Exercise instructions ▸ Quote word for word the lines below, beginning with the first and ending with the one that has "const ehScaleX = 3110;". Drop the pictures.

---------- Data provided

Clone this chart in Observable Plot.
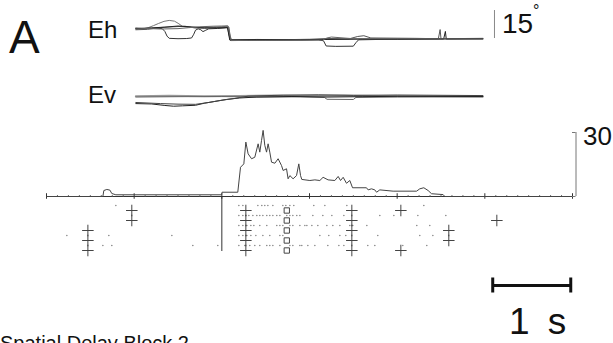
<!DOCTYPE html>
<html><head><meta charset="utf-8">
<script src="https://cdn.jsdelivr.net/npm/d3@7"></script>
<script src="https://cdn.jsdelivr.net/npm/@observablehq/plot@0.6"></script>
<style>
body{margin:0;background:#fff;}
#fig{position:relative;width:613px;height:343px;overflow:hidden;background:#fff;font-family:"Liberation Sans",Arial,Helvetica,sans-serif;color:#111;}
.lab{position:absolute;line-height:1;white-space:nowrap;}
</style></head><body><div id="fig"></div>
<script>
// ---------- time axis (ms, event at 0) ----------
const xDomain = [-2000, 4000];
const majorTicks = [-2000, -1000, 0, 1000, 2000, 3000, 4000];
const scaleBar = [3090, 3980];            // "1 s" bar
const scaleBarLabel = "1 s";

// ---------- horizontal eye position Eh (deg) : [t, deg] ----------
const ehT1 = [[-981,0.8],[-900,0.9],[-840,1.5],[-780,2.6],[-720,3.8],[-660,4.9],[-600,5.4],[-540,5.0],[-490,3.6],[-450,2.2],[-380,1.8],[-250,1.6],[-100,1.8],[0,2.0],[60,2.3],[75,-1.0],[95,-5.0],[200,-5.2],[400,-5.0],[700,-5.1],[1000,-4.9],[1300,-4.6],[1600,-4.5],[2000,-4.4],[2400,-4.3],[2977,-4.3]];
const ehT2 = [[-981,1.2],[-880,1.0],[-760,1.3],[-680,1.0],[-650,-0.5],[-625,-3.0],[-600,-4.2],[-500,-4.4],[-400,-4.3],[-345,-4.0],[-320,-2.0],[-300,0.2],[-270,0.9],[-240,0.4],[-215,-0.6],[-190,0.0],[-150,0.9],[-50,1.1],[40,1.4],[70,1.5],[85,-2.5],[100,-5.3],[500,-5.2],[1100,-5.0],[1160,-5.5],[1190,-8.3],[1300,-8.5],[1500,-8.4],[1530,-6.5],[1560,-5.0],[2000,-4.6],[2977,-4.4]];
const ehT3 = [[-981,0.4],[-850,0.6],[-700,1.6],[-550,2.0],[-420,2.3],[-300,1.3],[-200,1.2],[-60,1.6],[50,1.8],[80,1.9],[95,-3.0],[110,-5.0],[600,-5.0],[1000,-4.7],[1200,-4.3],[1450,-4.5],[1550,-3.2],[1620,-2.8],[1700,-4.0],[2200,-4.2],[2470,-4.4],[2490,0.5],[2500,-4.4],[2977,-4.2]];
const ehT4 = [[-981,1.0],[-800,1.4],[-650,1.8],[-500,2.4],[-350,1.9],[-200,1.4],[-50,1.3],[65,1.6],[90,-5.1],[400,-4.8],[900,-5.0],[1200,-4.8],[1600,-4.6],[2000,-4.8],[2530,-4.6],[2550,-0.5],[2560,-4.6],[2977,-4.5]];
const ehT5 = [[-981,1.3],[-700,0.8],[-500,1.0],[-380,1.5],[-250,2.0],[-100,2.3],[0,2.4],[70,2.5],[90,-2.0],[105,-5.4],[300,-5.3],[800,-5.2],[1150,-5.1],[1200,-4.0],[1250,-3.5],[1500,-4.4],[2000,-4.5],[2977,-4.6]];
const ehScale = [-4.3, 10.7];             // 15 deg bar
const ehScaleX = 3110;

// ---------- vertical eye position Ev (deg) ----------
const evT1 = [[-981,0.2],[-600,0.4],[-200,0.1],[200,0.3],[600,0.5],[1000,0.4],[1400,0.6],[1800,0.3],[2400,0.2],[2977,0.0]];
const evT2 = [[-981,-0.3],[-500,-0.1],[0,0.0],[400,-0.3],[900,-0.2],[1170,-0.5],[1200,-1.5],[1500,-1.6],[1530,-0.5],[2000,-0.3],[2977,-0.2]];
const evT3 = [[-981,-3.8],[-800,-4.0],[-650,-4.8],[-550,-5.2],[-450,-5.0],[-300,-4.7],[-200,-3.6],[-100,-2.8],[50,-1.6],[200,-0.8],[400,-0.3],[800,0.0],[1200,-0.3],[1600,-0.1],[2000,0.1],[2977,0.0]];
const evT4 = [[-981,-3.2],[-700,-3.8],[-500,-4.1],[-300,-4.2],[-150,-3.2],[0,-2.0],[150,-1.0],[300,0.2],[700,0.7],[1100,0.9],[1500,0.6],[2000,0.8],[2977,0.5]];

// ---------- spike density (spikes/s) ----------
const histT = [-1996,-1357,-1346,-1312,-1277,-1255,-1209,-2,2,182,213,251,274,300,339,376,414,433,453,471,490,510,528,547,567,605,642,681,699,738,756,776,813,852,878,898,912,1004,1061,1118,1155,1212,1289,1327,1354,1384,1422,1460,1491,1650,1669,1707,1745,1765,1802,1954,2221,2258,2304,2353,2392,2524,2544,4000];
const histV = [0,0,2.8,3.3,3.0,1.4,0.8,0.8,2.0,2.0,13.7,15.3,25.5,20,17.7,18.4,24.7,20.8,26.3,31,24,20.8,24.7,20.8,16.1,15.6,17.7,14.5,12.2,13,8.3,9.8,8.3,9.8,15.3,9.8,8.0,7.5,7.8,7.5,9.0,7.8,7.5,9.4,7.5,9.0,6.2,7.5,4.1,4.1,3.1,3.6,3.1,2.0,3.1,2.5,2.5,3.6,4.1,2.8,1.3,0.9,0,0];
const rateBar = 30;
const rateBarX = 4040;

// ---------- raster (ms) per trial ----------
const spikesTrial1 = [-1209,194,240,411,456,490,525,582,696,730,776,821,1049,1175,1426,2304];
const spikesTrial2 = [194,240,274,308,354,399,433,468,513,547,582,627,662,741,776,810,855,890,1038,1152,1255,1392,1802,1962,2236,2555];
const spikesTrial3 = [194,240,285,331,365,433,513,627,662,696,776,810,890,947,970,1027,1095,1198,1266,1346,1460,1494,1654,2224,2372];
const spikesTrial4 = [-1768,-1289,-570,194,240,285,331,388,468,547,662,696,1118,1220,1346,1414,1779,2258,2407];
const spikesTrial5 = [-1357,-1255,-331,-46,194,262,319,376,433,513,547,582,662,776,810,890,912,981,1061,1209,1335,1392,1665,1745,2064,2338];
const crossesTrial1 = [-1027,274,1483,2042];
const crossesTrial2 = [-1027,274,1483,3137];
const crossesTrial3 = [-1528,274,1483,2589];
const crossesTrial4 = [-1528,274,1483,2589];
const crossesTrial5 = [-1528,274,1483,2042];
const squareTimes = [741,741,741,741,741];

// ---------- labels ----------
const panelLabel = "A";
const ehLabel = "Eh", evLabel = "Ev";
const degLabel = "15", rateLabel = "30";
const caption = "Spatial Delay Block 2";

// ================= drawing =================
const fig = document.getElementById("fig");
function panel(top, height, y, marks) {
  const svg = Plot.plot({
    width: 613, height, marginLeft: 46, marginRight: 41, marginTop: 0, marginBottom: 0,
    x: {domain: xDomain, axis: null}, y: {...y, axis: null},
    style: {background: "transparent", overflow: "visible"},
    marks
  });
  svg.style.position = "absolute"; svg.style.left = "0px"; svg.style.top = top + "px";
  fig.appendChild(svg);
}
const px = d => d[0], py = d => d[1];
const lineCols = ["#777", "#333", "#555", "#222", "#666"];

// Eh
panel(0, 60, {domain: [-16.07, 16.07]}, [
  ...[ehT1, ehT2, ehT3, ehT4, ehT5].map((tr, i) => Plot.line(tr, {x: px, y: py, stroke: lineCols[i], strokeWidth: 1})),
  Plot.ruleX([ehScaleX], {y1: ehScale[0], y2: ehScale[1], stroke: "#888", strokeWidth: 1})
]);
// Ev
panel(70, 50, {domain: [-12.86, 13.93]}, [
  ...[evT1, evT2, evT3, evT4].map((tr, i) => Plot.line(tr, {x: px, y: py, stroke: ["#999", "#666", "#222", "#444"][i], strokeWidth: i === 0 ? 2 : 1}))
]);
// histogram + axis
const minorTicks = d3.range(xDomain[0], xDomain[1] + 1, 125).filter(t => !majorTicks.includes(t));
const hist = histT.map((t, i) => ({t, v: histV[i]}));
panel(120, 80, {domain: [-1.875, 35.63]}, [
  Plot.ruleY([0], {x1: xDomain[0], x2: xDomain[1], stroke: "#333", strokeWidth: 1}),
  Plot.ruleX(minorTicks, {y1: -0.4, y2: 0.4, stroke: "#555"}),
  Plot.ruleX(majorTicks, {y1: -1.3, y2: 1.3, stroke: "#333"}),
  Plot.line(hist, {x: "t", y: "v", stroke: "#444", strokeWidth: 1}),
  Plot.ruleX([rateBarX], {y1: 0, y2: rateBar, stroke: "#777"}),
  Plot.ruleY([0, rateBar], {x1: xDomain[1], x2: rateBarX, stroke: "#777"})
]);
// raster
const spikeTrials = [spikesTrial1, spikesTrial2, spikesTrial3, spikesTrial4, spikesTrial5];
const crossTrials = [crossesTrial1, crossesTrial2, crossesTrial3, crossesTrial4, crossesTrial5];
const spikes = spikeTrials.flatMap((a, i) => a.map(t => ({t, row: i + 0.5})));
const crosses = crossTrials.flatMap((a, i) => a.map(t => ({t, row: i + 1})));
const squares = squareTimes.map((t, i) => ({t, row: i + 1}));
panel(196, 60, {domain: [-0.4, 5.6], reverse: true}, [
  Plot.ruleX([0], {y1: -0.4, y2: 5.1, stroke: "#333"}),
  Plot.dot(spikes, {x: "t", y: "row", r: 0.8, fill: "#888", stroke: "none"}),
  Plot.dot(crosses, {x: "t", y: "row", symbol: "plus", r: 3.8, stroke: "#444", strokeWidth: 1}),
  Plot.dot(squares, {x: "t", y: "row", symbol: "square", r: 3, fill: "none", stroke: "#444", strokeWidth: 1})
]);
// scale bar
panel(270, 30, {domain: [0, 1]}, [
  Plot.ruleY([0.5], {x1: scaleBar[0], x2: scaleBar[1], stroke: "#111", strokeWidth: 3}),
  Plot.ruleX(scaleBar, {y1: 0.25, y2: 0.75, stroke: "#111", strokeWidth: 3})
]);

// text labels
function label(text, left, top, size, extra) {
  const d = document.createElement("div");
  d.className = "lab"; d.textContent = text;
  d.style.left = left + "px"; d.style.top = top + "px"; d.style.fontSize = size + "px";
  if (extra) Object.assign(d.style, extra);
  fig.appendChild(d);
}
label(panelLabel, 9, 14, 46);
label(ehLabel, 88, 18, 24);
label(evLabel, 88, 83, 24);
label(degLabel, 502, 10, 28);
label("°", 533, 3, 16);
label(rateLabel, 583, 123, 26);
label(scaleBarLabel, 509, 303, 37, {wordSpacing: "8px"});
label(caption, 0, 333, 20);
</script></body></html>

--------------------

Output for this exercise ▸
Clone this chart in Observable Plot.
<!DOCTYPE html>
<html><head><meta charset="utf-8">
<script src="https://cdn.jsdelivr.net/npm/d3@7"></script>
<script src="https://cdn.jsdelivr.net/npm/@observablehq/plot@0.6"></script>
<style>
body{margin:0;background:#fff;}
#fig{position:relative;width:613px;height:343px;overflow:hidden;background:#fff;font-family:"Liberation Sans",Arial,Helvetica,sans-serif;color:#111;}
.lab{position:absolute;line-height:1;white-space:nowrap;}
</style></head><body><div id="fig"></div>
<script>
// ---------- time axis (ms, event at 0) ----------
const xDomain = [-2000, 4000];
const majorTicks = [-2000, -1000, 0, 1000, 2000, 3000, 4000];
const scaleBar = [3090, 3980];            // "1 s" bar
const scaleBarLabel = "1 s";

// ---------- horizontal eye position Eh (deg) : [t, deg] ----------
const ehT1 = [[-981,0.8],[-900,0.9],[-840,1.5],[-780,2.6],[-720,3.8],[-660,4.9],[-600,5.4],[-540,5.0],[-490,3.6],[-450,2.2],[-380,1.8],[-250,1.6],[-100,1.8],[0,2.0],[60,2.3],[75,-1.0],[95,-5.0],[200,-5.2],[400,-5.0],[700,-5.1],[1000,-4.9],[1300,-4.6],[1600,-4.5],[2000,-4.4],[2400,-4.3],[2977,-4.3]];
const ehT2 = [[-981,1.2],[-880,1.0],[-760,1.3],[-680,1.0],[-650,-0.5],[-625,-3.0],[-600,-4.2],[-500,-4.4],[-400,-4.3],[-345,-4.0],[-320,-2.0],[-300,0.2],[-270,0.9],[-240,0.4],[-215,-0.6],[-190,0.0],[-150,0.9],[-50,1.1],[40,1.4],[70,1.5],[85,-2.5],[100,-5.3],[500,-5.2],[1100,-5.0],[1160,-5.5],[1190,-8.3],[1300,-8.5],[1500,-8.4],[1530,-6.5],[1560,-5.0],[2000,-4.6],[2977,-4.4]];
const ehT3 = [[-981,0.4],[-850,0.6],[-700,1.6],[-550,2.0],[-420,2.3],[-300,1.3],[-200,1.2],[-60,1.6],[50,1.8],[80,1.9],[95,-3.0],[110,-5.0],[600,-5.0],[1000,-4.7],[1200,-4.3],[1450,-4.5],[1550,-3.2],[1620,-2.8],[1700,-4.0],[2200,-4.2],[2470,-4.4],[2490,0.5],[2500,-4.4],[2977,-4.2]];
const ehT4 = [[-981,1.0],[-800,1.4],[-650,1.8],[-500,2.4],[-350,1.9],[-200,1.4],[-50,1.3],[65,1.6],[90,-5.1],[400,-4.8],[900,-5.0],[1200,-4.8],[1600,-4.6],[2000,-4.8],[2530,-4.6],[2550,-0.5],[2560,-4.6],[2977,-4.5]];
const ehT5 = [[-981,1.3],[-700,0.8],[-500,1.0],[-380,1.5],[-250,2.0],[-100,2.3],[0,2.4],[70,2.5],[90,-2.0],[105,-5.4],[300,-5.3],[800,-5.2],[1150,-5.1],[1200,-4.0],[1250,-3.5],[1500,-4.4],[2000,-4.5],[2977,-4.6]];
const ehScale = [-4.3, 10.7];             // 15 deg bar
const ehScaleX = 3110;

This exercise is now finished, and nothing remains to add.